Les minutes s’égrainent. Lentement. Pesamment. Comme cette fine pluie de novembre déposant des perles d’eau sur les aiguilles de sapins trop lasses et les branches de hêtres trop frêles pour les retenir. Le chant des oiseaux s’est tu lorsque les derniers rayons du soleil ont disparu. Seule l’odeur âcre de la boue parvient à mes narines tandis que la clairière dans laquelle je me trouve plonge peu à peu dans l’obscurité.
Vissé sur ma tête, mon hjálmr, sorte de casque en fer, m’empêche de voir précisément les silhouettes qui me font face. Sous leurs épaisses protections de cuir et de mailles, elles sont imposantes et hostiles. Les regards en ma direction ne présagent rien de bon… Je souffle, je halète, je tremble. Les contourner me semble impossible, s’enfuir n’est plus une option envisageable. Tenant fermement mon bouclier, je prie pour que mon épée à double tranchant ne se brise pas au premier assaut. Vopen, «en garde», vocifère mon compagnon d’armes collé à mon épaule. Fram, «en avant», ajoute-t-il après quelques secondes. La bataille s’engage...

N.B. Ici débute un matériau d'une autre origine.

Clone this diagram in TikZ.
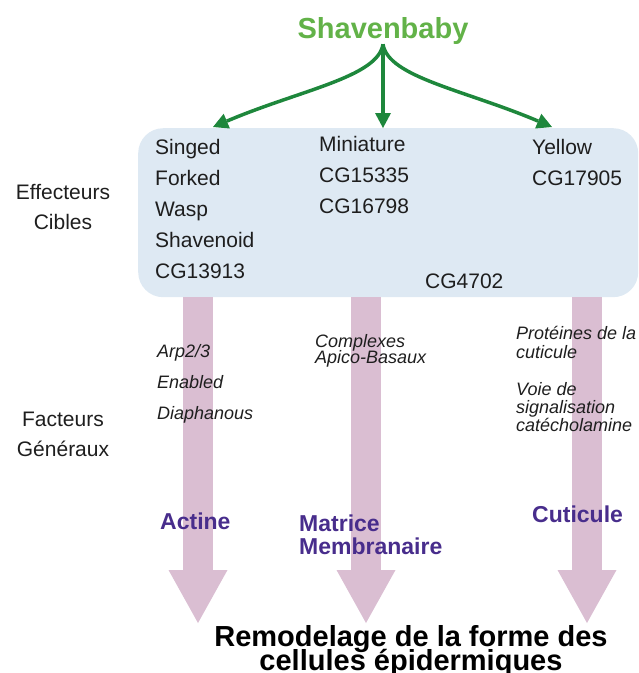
\documentclass[tikz,border=0pt]{standalone}
\usepackage{fontspec}
\setmainfont{Liberation Sans}
\usetikzlibrary{positioning}
\usetikzlibrary{calc}
\usetikzlibrary{arrows.meta}
\definecolor{svbgreen}{RGB}{98,178,72}
\definecolor{arrowgreen}{RGB}{30,135,60}
\definecolor{boxblue}{RGB}{222,233,243}
\definecolor{waypink}{RGB}{218,190,210}
\definecolor{procpurple}{RGB}{72,45,140}
\definecolor{txtgray}{RGB}{30,30,30}
\lineskiplimit=-20pt

\begin{document}
\begin{tikzpicture}[x=1pt, y=-1pt,
    gene/.style={inner sep=0, align=left, anchor=north west, text=txtgray, font=\fontsize{21}{31}\selectfont},
    side/.style={inner sep=0, align=center, anchor=north, text=txtgray, font=\fontsize{21}{30}\selectfont},
    fact/.style={inner sep=0, align=left, anchor=north west, text=txtgray, font=\fontsize{18}{31}\selectfont\itshape},
    proc/.style={inner sep=0, align=left, anchor=north west, text=procpurple, font=\fontsize{23}{23}\selectfont\bfseries},
    svb/.style={-{Triangle[length=15pt,width=16pt,line width=0pt]}, line width=3.5pt, arrowgreen},
    way/.style={-{Triangle[length=53pt,width=59pt,line width=0pt]}, line width=30pt, waypink}]
            \useasboundingbox (0,0) rectangle (639,673);
            % box of target effectors
            \node[fill=boxblue, rounded corners=25pt, minimum width=500pt, minimum height=169pt, inner sep=0, anchor=north west] (box) at (138,128) {};
            \node[inner sep=0, anchor=base, text=svbgreen, font=\fontsize{29}{29}\selectfont\bfseries] (svb) at (383,38) {Shavenbaby};

            \coordinate (tipL) at (213,127);
            \coordinate (tipM) at (383,128);
            \coordinate (tipR) at (552,127);
            \draw[svb] (svb.south) .. controls +(-5,33) and +(87,-37) .. (tipL);
            \draw[svb] (svb.south) -- (tipM);
            \draw[svb] (svb.south) .. controls +(5,33) and +(-87,-37) .. (tipR);

            \coordinate (endA) at (198,623);
            \coordinate (endM) at (366,623);
            \coordinate (endC) at (587,623);
            \draw[way] (box.south -| endA) -- (endA);
            \draw[way] (box.south -| endM) -- (endM);
            \draw[way] (box.south -| endC) -- (endC);

            \node[side] (eff) at (63,184) {Effecteurs\\Cibles};
            \node[side] (fac) at (63,412) {Facteurs\\Généraux};

            \node[gene] (colA) at (155,139) {Singed\\Forked\\Wasp\\Shavenoid\\CG13913};
            \node[gene] (colM) at (319,136) {Miniature\\CG15335\\CG16798};
            \node[gene] (colC) at (532,139) {Yellow\\CG17905};
            \node[gene] (cg) at (425,274) {CG4702};

            \node[fact] (actf) at (157,344) {Arp2/3\\Enabled\\Diaphanous};
            \node[fact, font=\fontsize{18}{16}\selectfont\itshape] (memf) at (315,334) {Complexes\\Apico-Basaux};
            \node[fact, font=\fontsize{18}{19}\selectfont\itshape] (cutf) at (516,326) {Protéines de la\\cuticule};
            \node[fact, font=\fontsize{18}{18}\selectfont\itshape] (catf) at (516,382) {Voie de\\signalisation\\catécholamine};

            \node[proc] (act) at (160,513) {Actine};
            \node[proc] (mat) at (299,515) {Matrice\\Membranaire};
            \node[proc] (cut) at (532,506) {Cuticule};

            \node[inner sep=0, anchor=north, align=center, font=\fontsize{29}{24}\selectfont\bfseries] (remod) at (411,625) {Remodelage de la forme des\\cellules épidermiques};
\end{tikzpicture}
\end{document}
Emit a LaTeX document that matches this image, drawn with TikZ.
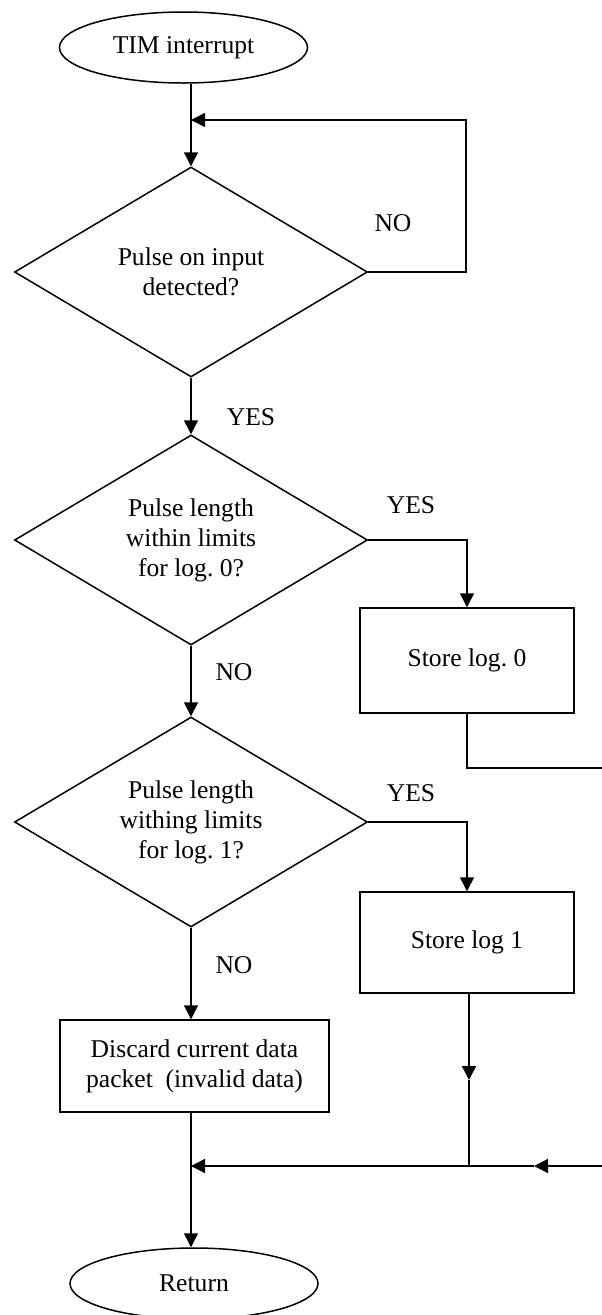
\documentclass[tikz,border=0pt]{standalone}
\usepackage{fontspec}
\setmainfont{Liberation Serif}
\usetikzlibrary{shapes.geometric,arrows.meta}
\begin{document}
\frenchspacing
\begin{tikzpicture}[x=1pt,y=-1pt,
  font=\fontsize{25.6}{30}\selectfont,
  line width=1.5pt,
  term/.style={draw,ellipse,inner sep=0pt,minimum width=248pt,minimum height=71pt},
  decide/.style={draw,diamond,aspect=1.68,inner sep=0pt,minimum width=353pt,minimum height=210pt,align=center},
  proc/.style={draw,rectangle,inner sep=0pt,minimum width=214pt,align=center},
  arr/.style={-{Triangle[length=14pt,width=14pt]}},
  lbl/.style={inner sep=0pt}
]
\useasboundingbox (0,0) rectangle (602,1315);
\fill[white] (0,0) rectangle (602,1315);

\node[term] (start) at (183.5,47.5) {TIM interrupt};
\node[decide] (d1) at (191,272) {Pulse on input\\detected?};
\node[decide] (d2) at (191,540) {Pulse length\\within limits\\for log. 0?};
\node[decide] (d3) at (191,822) {Pulse length\\withing limits\\for log. 1?};
\node[proc,minimum height=105pt] (s0) at (467,660.5) {Store log. 0};
\node[proc,minimum height=101pt] (s1) at (467,942.5) {Store log 1};
\node[proc,minimum width=269pt,minimum height=92pt] (disc) at (194.5,1066) {Discard current data\\packet~ (invalid data)};
\node[term] (ret) at (194,1283.5) {Return};

\node[lbl] (no1) at (393,223) {NO};
\node[lbl] (yes1) at (251,417) {YES};
\node[lbl] (yes2) at (411,505) {YES};
\node[lbl] (no2) at (234,672) {NO};
\node[lbl] (yes3) at (411,793) {YES};
\node[lbl] (no3) at (234,965) {NO};

\coordinate (fbR) at (466,120);
\coordinate (s0end) at (602,768);
\coordinate (rin) at (602,1166);
\coordinate (rmid) at (534,1166);
\coordinate (m1) at (469,1166);
\coordinate (s1tip) at (469,1080);
\coordinate (m0) at (191,1166);

% start to first decision
\draw[arr] (d1.north |- start.south) -- (d1.north);
% feedback loop (NO)
\draw[arr] (d1.east) -| (fbR) -- (fbR -| d1.north);
% YES from d1 to d2
\draw[arr] (d1.south) -- (d2.north);
% d2 YES to store 0
\draw[arr] (d2.east) -| (s0.north);
% d2 NO to d3
\draw[arr] (d2.south) -- (d3.north);
% store 0 out to the right
\draw (s0.south) |- (s0end);
% d3 YES to store 1
\draw[arr] (d3.east) -| (s1.north);
% d3 NO to discard
\draw[arr] (d3.south) -- (d3.south |- disc.north);
% store 1 down to merge
\draw[arr] (s1.south -| s1tip) -- (s1tip);
\draw (s1tip) -- (m1);
% incoming from right
\draw[arr] (rin) -- (rmid);
\draw (rmid) -- (m1);
\draw[arr] (m1) -- (m0);
% discard to return
\draw[arr] (m0 |- disc.south) -- (m0 |- ret.north);
\end{tikzpicture}
\end{document}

Chaque mois, hiver comme été, les bois fribourgeois sont le théâtre d’un bien étrange spectacle mêlant vocables insolites et éclats de fer. Un retour dans le temps, dix siècles plus tôt, à une époque où les Vikings, civilisation scandinave aussi valeureuse que féroce, partaient à la conquête de l’Europe, du Groenland et de l'Amérique. Une disparition brutale les a consacrés au rang de mythe au même titre que les Grecs ou les Romains. Depuis, de nombreux passionnés ont repris le flambeau pour rallumer la flamme et partager cet héritage. A Fribourg, ils se surnomment Harald drekihúð, Asulf, Valdís, Hrimnir et Jorulf. Réunis autour d’une identité commune, ils forment la troupe des Chiens du Nord.